OpenAI on Thursday launched GPT-5.3-Codex-Spark, a stripped-down coding model engineered for near-instantaneous response times. This deployment signifies the company's first significant inference partnership outside its traditional Nvidia-dominated infrastructure. The model operates on hardware provided by Cerebras Systems, a Sunnyvale-based chipmaker renowned for its wafer-scale processors that specialize in low-latency AI workloads.
This partnership emerges at a critical juncture for OpenAI. The company is currently navigating a strained relationship with its long-standing chip supplier, Nvidia. Concurrently, it faces increasing criticism regarding its decision to introduce advertisements into ChatGPT, has recently announced a Pentagon contract, and is experiencing internal organizational upheaval, including the disbandment of a safety-focused team and the resignation of at least one researcher in protest.
An OpenAI spokesperson clarified the strategic importance of this new collaboration to VentureBeat, stating, "GPUs remain foundational across our training and inference pipelines and deliver the most cost effective tokens for broad usage." The spokesperson added, "Cerebras complements that foundation by excelling at workflows that demand extremely low latency, tightening the end-to-end loop so use cases such as real-time coding in Codex feel more responsive as you iterate." This careful articulation, emphasizing the foundational role of GPUs while positioning Cerebras as a complement, highlights OpenAI's delicate balancing act as it diversifies its chip suppliers without alienating Nvidia, which remains the dominant force in AI accelerators.

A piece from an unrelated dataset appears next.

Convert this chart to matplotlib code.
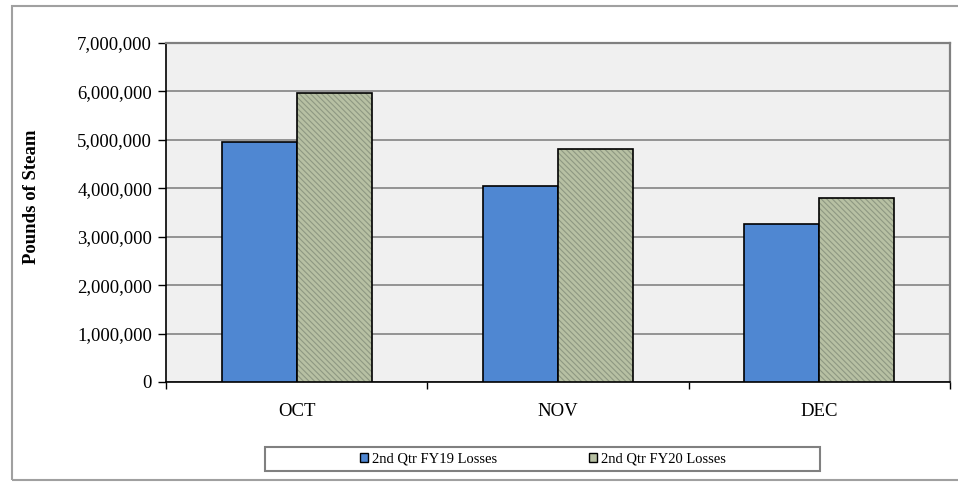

OpenAI acknowledges that these speed gains come with certain capability tradeoffs, which the company believes developers will accept. Codex-Spark is presented as OpenAI's inaugural model specifically designed for real-time coding collaboration. The company asserts that the model can deliver more than 1000 tokens per second when served on ultra-low latency hardware. However, OpenAI declined to provide specific latency metrics, such as time-to-first-token figures, only stating that "Codex-Spark is optimized to feel near-instant."